§ **Written problem**
Every record must be transcribed in its entirety, apart from the images, which are to be omitted.

>> begin

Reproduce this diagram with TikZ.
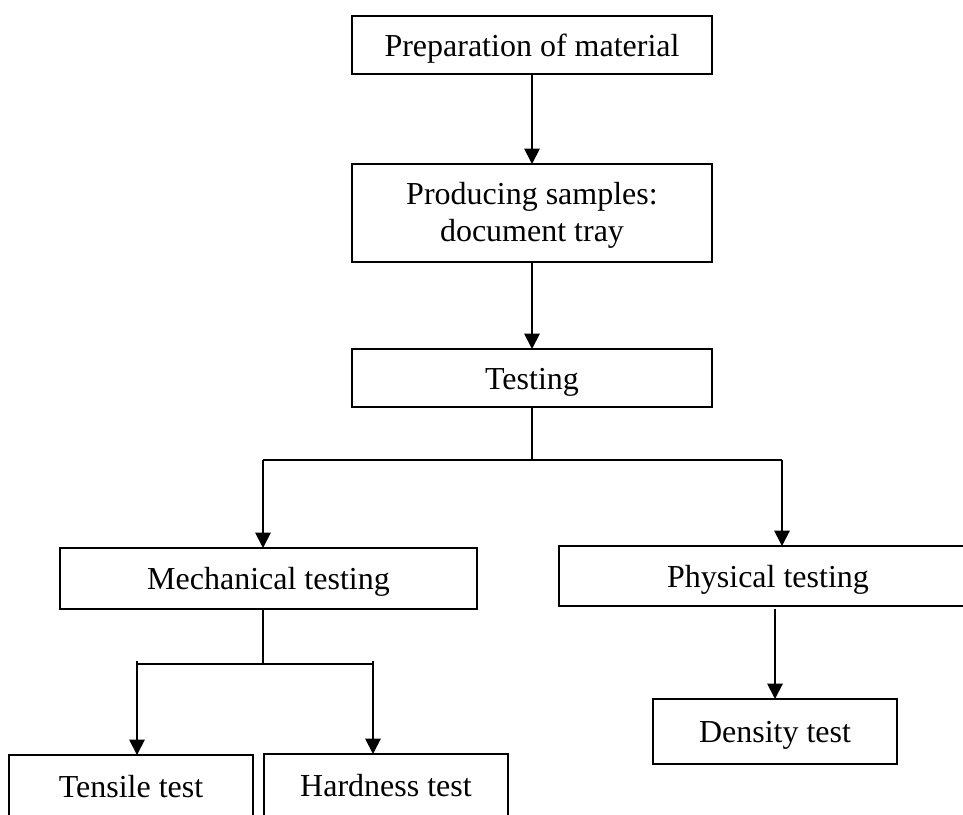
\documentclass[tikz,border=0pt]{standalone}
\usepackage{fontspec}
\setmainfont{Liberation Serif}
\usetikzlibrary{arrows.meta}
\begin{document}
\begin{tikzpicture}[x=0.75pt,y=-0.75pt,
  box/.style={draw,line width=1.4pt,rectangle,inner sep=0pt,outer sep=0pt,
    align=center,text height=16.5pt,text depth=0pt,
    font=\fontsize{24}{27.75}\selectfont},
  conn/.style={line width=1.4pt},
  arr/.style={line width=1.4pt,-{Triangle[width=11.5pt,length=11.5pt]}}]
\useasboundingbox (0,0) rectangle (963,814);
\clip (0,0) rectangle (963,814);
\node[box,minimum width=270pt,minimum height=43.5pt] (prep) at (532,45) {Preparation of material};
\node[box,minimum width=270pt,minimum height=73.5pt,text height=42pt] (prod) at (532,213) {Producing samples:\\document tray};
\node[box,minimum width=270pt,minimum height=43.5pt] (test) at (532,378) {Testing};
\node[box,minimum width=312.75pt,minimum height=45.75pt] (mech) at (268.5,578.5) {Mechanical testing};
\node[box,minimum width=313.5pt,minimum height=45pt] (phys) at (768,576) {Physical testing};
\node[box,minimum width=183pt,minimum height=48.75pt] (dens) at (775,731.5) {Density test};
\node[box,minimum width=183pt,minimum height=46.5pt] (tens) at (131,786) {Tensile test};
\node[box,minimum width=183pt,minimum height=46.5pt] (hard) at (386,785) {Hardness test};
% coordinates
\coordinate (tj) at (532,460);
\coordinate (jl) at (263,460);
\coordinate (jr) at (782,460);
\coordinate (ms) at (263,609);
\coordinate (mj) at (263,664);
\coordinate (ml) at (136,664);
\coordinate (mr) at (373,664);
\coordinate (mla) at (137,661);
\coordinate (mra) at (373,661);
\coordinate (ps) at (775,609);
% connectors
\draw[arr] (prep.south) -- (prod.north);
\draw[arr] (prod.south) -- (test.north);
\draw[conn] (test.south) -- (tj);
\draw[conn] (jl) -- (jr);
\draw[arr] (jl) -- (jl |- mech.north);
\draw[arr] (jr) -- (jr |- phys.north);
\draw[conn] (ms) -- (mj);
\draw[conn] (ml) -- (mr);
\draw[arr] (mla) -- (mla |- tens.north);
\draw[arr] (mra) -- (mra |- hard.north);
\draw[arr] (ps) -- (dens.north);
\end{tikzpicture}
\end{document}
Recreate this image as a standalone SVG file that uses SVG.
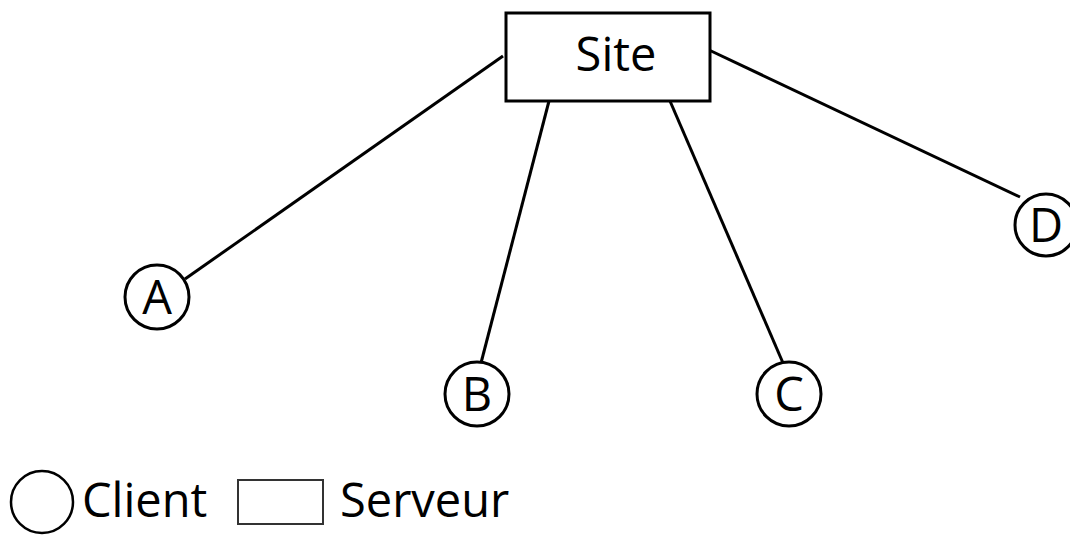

>> end

§ **Output of the exercise**
Reproduce this diagram with TikZ.
\documentclass[tikz,border=0pt]{standalone}
\usepackage{fontspec}
\setmainfont{Liberation Serif}
\usetikzlibrary{arrows.meta}
\begin{document}
\begin{tikzpicture}[x=0.75pt,y=-0.75pt,
  box/.style={draw,line width=1.4pt,rectangle,inner sep=0pt,outer sep=0pt,
    align=center,text height=16.5pt,text depth=0pt,
    font=\fontsize{24}{27.75}\selectfont},
  conn/.style={line width=1.4pt},
  arr/.style={line width=1.4pt,-{Triangle[width=11.5pt,length=11.5pt]}}]
\useasboundingbox (0,0) rectangle (963,814);
\clip (0,0) rectangle (963,814);
\node[box,minimum width=270pt,minimum height=43.5pt] (prep) at (532,45) {Preparation of material};
\node[box,minimum width=270pt,minimum height=73.5pt,text height=42pt] (prod) at (532,213) {Producing samples:\\document tray};
\node[box,minimum width=270pt,minimum height=43.5pt] (test) at (532,378) {Testing};
\node[box,minimum width=312.75pt,minimum height=45.75pt] (mech) at (268.5,578.5) {Mechanical testing};
\node[box,minimum width=313.5pt,minimum height=45pt] (phys) at (768,576) {Physical testing};
\node[box,minimum width=183pt,minimum height=48.75pt] (dens) at (775,731.5) {Density test};
\node[box,minimum width=183pt,minimum height=46.5pt] (tens) at (131,786) {Tensile test};
\node[box,minimum width=183pt,minimum height=46.5pt] (hard) at (386,785) {Hardness test};
% coordinates
\coordinate (tj) at (532,460);
\coordinate (jl) at (263,460);
\coordinate (jr) at (782,460);
\coordinate (ms) at (263,609);
\coordinate (mj) at (263,664);
\coordinate (ml) at (136,664);
\coordinate (mr) at (373,664);
\coordinate (mla) at (137,661);
\coordinate (mra) at (373,661);
\coordinate (ps) at (775,609);
% connectors
\draw[arr] (prep.south) -- (prod.north);
\draw[arr] (prod.south) -- (test.north);
\draw[conn] (test.south) -- (tj);
\draw[conn] (jl) -- (jr);
\draw[arr] (jl) -- (jl |- mech.north);
\draw[arr] (jr) -- (jr |- phys.north);
\draw[conn] (ms) -- (mj);
\draw[conn] (ml) -- (mr);
\draw[arr] (mla) -- (mla |- tens.north);
\draw[arr] (mra) -- (mra |- hard.north);
\draw[arr] (ps) -- (dens.north);
\end{tikzpicture}
\end{document}
Recreate this image as a standalone SVG file that uses SVG.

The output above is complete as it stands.